Leave out every picture, then output exactly the lines between the ones holding "What matplotlib code" and "ax2 = ax.twinx()", inclusive, and nothing beyond them.

◆ Supplied information:
-.-.-

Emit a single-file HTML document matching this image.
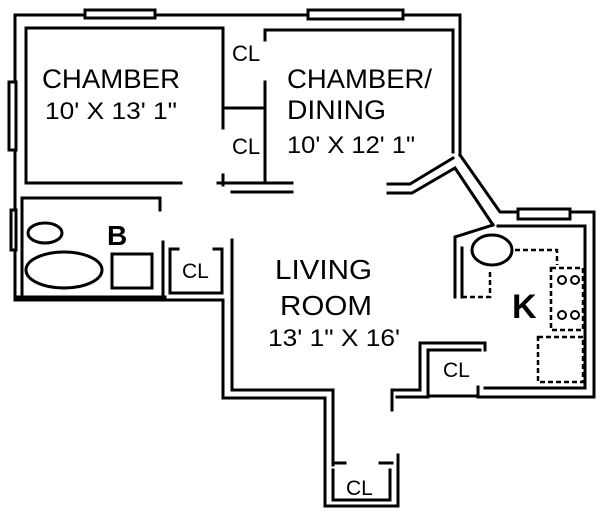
<!DOCTYPE html>
<html><head><style>html,body{margin:0;padding:0;background:#fff}svg{display:block}
text{font-family:"Liberation Sans",Arial,sans-serif;fill:#000}</style></head><body>
<svg width="600" height="511" viewBox="0 0 600 511" xmlns="http://www.w3.org/2000/svg">
<g fill="none" stroke="#000" stroke-width="3" stroke-linecap="square">
<polyline points="15,297 15,15 460,15 460,155"/>
<polyline points="181,183 26,183 26,28 223,28 223,128"/>
<line x1="223" y1="175" x2="223" y2="185"/>
<line x1="225" y1="108" x2="265" y2="108"/>
<polyline points="265,40 265,30 453,30 453,152"/>
<line x1="265" y1="82" x2="265" y2="183"/>
<line x1="218" y1="183" x2="292" y2="183"/>
<line x1="232" y1="192" x2="292" y2="192"/>
<polyline points="388,184 410,184 453,158"/>
<polyline points="388,193 412,193 455,168 493,225"/>
<polyline points="460,155 500,212 590,212"/>
<polyline points="493,225 455,237 455,297"/>
<polyline points="498,226 585,226"/>
<rect x="85" y="10" width="70" height="8" fill="#fff"/>
<rect x="308" y="10" width="95" height="9" fill="#fff"/>
<rect x="9" y="82" width="7" height="68" fill="#fff"/>
<rect x="11" y="210" width="5" height="40" fill="#fff"/>
<rect x="518" y="209" width="52" height="10" fill="#fff"/>
<polyline points="22,295 22,198 160,198 160,210"/>
<line x1="163" y1="242" x2="163" y2="295"/>
<polyline points="15,297 165,297"/>
<ellipse cx="45" cy="233" rx="17" ry="10"/>
<ellipse cx="64" cy="270" rx="38" ry="18"/>
<rect x="112" y="254" width="40" height="34"/>
<polyline points="178,249 170,249 170,293 222,293 222,249 214,249"/>
<polyline points="15,300 223,300 223,398 325,398 325,465"/>
<polyline points="232,240 232,390 333,390 333,465"/>
<polyline points="325,465 325,506 398,506 398,455"/>
<polyline points="333,470 333,500 390,500 390,470"/>
<line x1="333" y1="463" x2="345" y2="463"/>
<line x1="380" y1="463" x2="392" y2="463"/>
<polyline points="392,410 392,390 420,390 420,343 485,343 485,350"/>
<polyline points="397,397 428,397 428,350 480,350"/>
<line x1="428" y1="396" x2="478" y2="396"/>
<line x1="478" y1="387" x2="478" y2="397"/>
<polyline points="485,388 585,388 585,226"/>
<polyline points="478,397 594,397 594,212 585,212"/>
<line x1="462" y1="248" x2="462" y2="297"/>
<ellipse cx="492" cy="250" rx="20" ry="15"/>
</g>
<g fill="none" stroke="#000" stroke-width="2.5" stroke-dasharray="5,3">
<polyline points="462,297 490,297 490,270"/>
<polyline points="515,250 557,250 557,265"/>
<rect x="551" y="268" width="32" height="62"/>
<rect x="538" y="337" width="45" height="45"/>
</g>
<g fill="none" stroke="#000" stroke-width="2">
<circle cx="562" cy="280" r="4"/><circle cx="575" cy="280" r="4"/>
<circle cx="562" cy="315" r="4"/><circle cx="575" cy="315" r="4"/>
</g>
<text x="42" y="88" font-size="27" textLength="138" lengthAdjust="spacingAndGlyphs">CHAMBER</text>
<text x="45" y="119" font-size="24" textLength="132" lengthAdjust="spacingAndGlyphs">10' X 13' 1"</text>
<text x="232" y="61" font-size="22">CL</text>
<text x="232" y="154" font-size="22">CL</text>
<text x="287" y="88" font-size="27" textLength="145" lengthAdjust="spacingAndGlyphs">CHAMBER/</text>
<text x="287" y="119" font-size="27" textLength="99" lengthAdjust="spacingAndGlyphs">DINING</text>
<text x="287" y="153" font-size="24" textLength="128" lengthAdjust="spacingAndGlyphs">10' X 12' 1"</text>
<text x="107" y="245" font-size="28" font-weight="bold">B</text>
<text x="182" y="278" font-size="21">CL</text>
<text x="275" y="279" font-size="28" textLength="97" lengthAdjust="spacingAndGlyphs">LIVING</text>
<text x="280" y="315" font-size="28" textLength="92" lengthAdjust="spacingAndGlyphs">ROOM</text>
<text x="268" y="346" font-size="24" textLength="132" lengthAdjust="spacingAndGlyphs">13' 1" X 16'</text>
<text x="512" y="318" font-size="34" font-weight="bold">K</text>
<text x="443" y="377" font-size="21">CL</text>
<text x="346" y="495" font-size="21">CL</text>
</svg>
</body></html>
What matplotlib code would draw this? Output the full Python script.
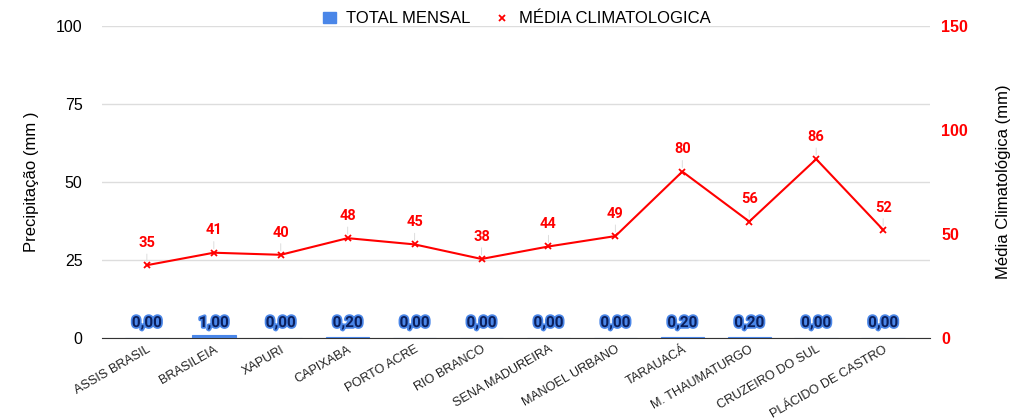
import matplotlib.pyplot as plt
import matplotlib.patheffects as pe
from matplotlib.lines import Line2D
from matplotlib.patches import Patch

plt.rcParams['font.family'] = ['Liberation Sans', 'DejaVu Sans']

cidades = ["ASSIS BRASIL", "BRASILEIA", "XAPURI", "CAPIXABA", "PORTO ACRE",
           "RIO BRANCO", "SENA MADUREIRA", "MANOEL URBANO", "TARAUACÁ",
           "M. THAUMATURGO", "CRUZEIRO DO SUL", "PLÁCIDO DE CASTRO"]
total_mensal = [0.0, 1.0, 0.0, 0.2, 0.0, 0.0, 0.0, 0.0, 0.2, 0.2, 0.0, 0.0]
media_clim = [35, 41, 40, 48, 45, 38, 44, 49, 80, 56, 86, 52]

azul = "#4a86e8"
vermelho = "#ff0000"

fig = plt.figure(figsize=(10.17, 4.2), dpi=100)
ax = fig.add_axes([102 / 1017, 82 / 420, 828 / 1017, 312 / 420])
ax2 = ax.twinx()

x = list(range(len(cidades)))
ax.bar(x, total_mensal, width=0.65, color=azul, edgecolor=azul, linewidth=0.8,
       zorder=3)
ax.set_ylim(0, 100)
ax.set_xlim(-0.67, 11.7)
ax.set_yticks([0, 25, 50, 75, 100])
ax.yaxis.grid(True, color="#dddddd", linewidth=1)
ax.set_axisbelow(True)
ax.tick_params(axis="y", length=0, labelsize=11.5, pad=14)
ax.tick_params(axis="x", length=0, labelsize=9.1, labelcolor="#222222", pad=4)
ax.set_xticks(x)
ax.set_xticklabels(cidades, rotation=30, ha="right", rotation_mode="anchor")
ax.set_ylabel("Precipitação (mm )", fontsize=12, labelpad=12)
for s in ["top", "right", "left"]:
    ax.spines[s].set_visible(False)
ax.spines["bottom"].set_color("#333333")

# rótulos do total mensal ficam numa altura fixa logo acima do eixo
for xi, v in zip(x, total_mensal):
    t = ax.text(xi, 4.8, f"{v:.2f}".replace(".", ","), ha="center", va="center",
                fontsize=11, fontweight="bold", color="#0b1f5c", zorder=5,
                family=["Roboto", "DejaVu Sans"])
    t.set_path_effects([pe.withStroke(linewidth=2.5, foreground=azul)])

ax2.plot(x, media_clim, color=vermelho, linewidth=1.5, marker="x",
         markersize=5, markeredgewidth=1.3, zorder=3)
ax2.set_ylim(0, 150)
ax2.set_yticks([0, 50, 100, 150])
ax2.tick_params(axis="y", length=0, labelsize=11.5, labelcolor=vermelho, pad=8)
for lab in ax2.get_yticklabels():
    lab.set_fontweight("bold")
ax2.set_ylabel("Média Climatológica (mm)", fontsize=12, labelpad=20)
for s in ["top", "right", "left", "bottom"]:
    ax2.spines[s].set_visible(False)
for xi, v in zip(x, media_clim):
    ax2.annotate(str(v), (xi, v), xytext=(0, 11), textcoords="offset points",
                 ha="center", va="bottom", fontsize=10.5, fontweight="bold",
                 color=vermelho, family=["Roboto", "DejaVu Sans"],
                 arrowprops=dict(arrowstyle="-", color="#dddddd", lw=0.7,
                                 shrinkA=1, shrinkB=3))

handles = [Patch(color=azul, label="TOTAL MENSAL"),
           Line2D([], [], color=vermelho, marker="x", linestyle="none",
                  markersize=5, markeredgewidth=1.3, label="MÉDIA CLIMATOLOGICA")]
fig.legend(handles=handles, loc="center", bbox_to_anchor=(0.508, 0.955), ncol=2,
           frameon=False, fontsize=12, handlelength=0.8, handletextpad=0.6,
           columnspacing=1.5)

fig.savefig("out.png", dpi=100)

-.-.-

◆ Reply:
What matplotlib code would draw this? Output the full Python script.
import matplotlib.pyplot as plt
import matplotlib.patheffects as pe
from matplotlib.lines import Line2D
from matplotlib.patches import Patch

plt.rcParams['font.family'] = ['Liberation Sans', 'DejaVu Sans']

cidades = ["ASSIS BRASIL", "BRASILEIA", "XAPURI", "CAPIXABA", "PORTO ACRE",
           "RIO BRANCO", "SENA MADUREIRA", "MANOEL URBANO", "TARAUACÁ",
           "M. THAUMATURGO", "CRUZEIRO DO SUL", "PLÁCIDO DE CASTRO"]
total_mensal = [0.0, 1.0, 0.0, 0.2, 0.0, 0.0, 0.0, 0.0, 0.2, 0.2, 0.0, 0.0]
media_clim = [35, 41, 40, 48, 45, 38, 44, 49, 80, 56, 86, 52]

azul = "#4a86e8"
vermelho = "#ff0000"

fig = plt.figure(figsize=(10.17, 4.2), dpi=100)
ax = fig.add_axes([102 / 1017, 82 / 420, 828 / 1017, 312 / 420])
ax2 = ax.twinx()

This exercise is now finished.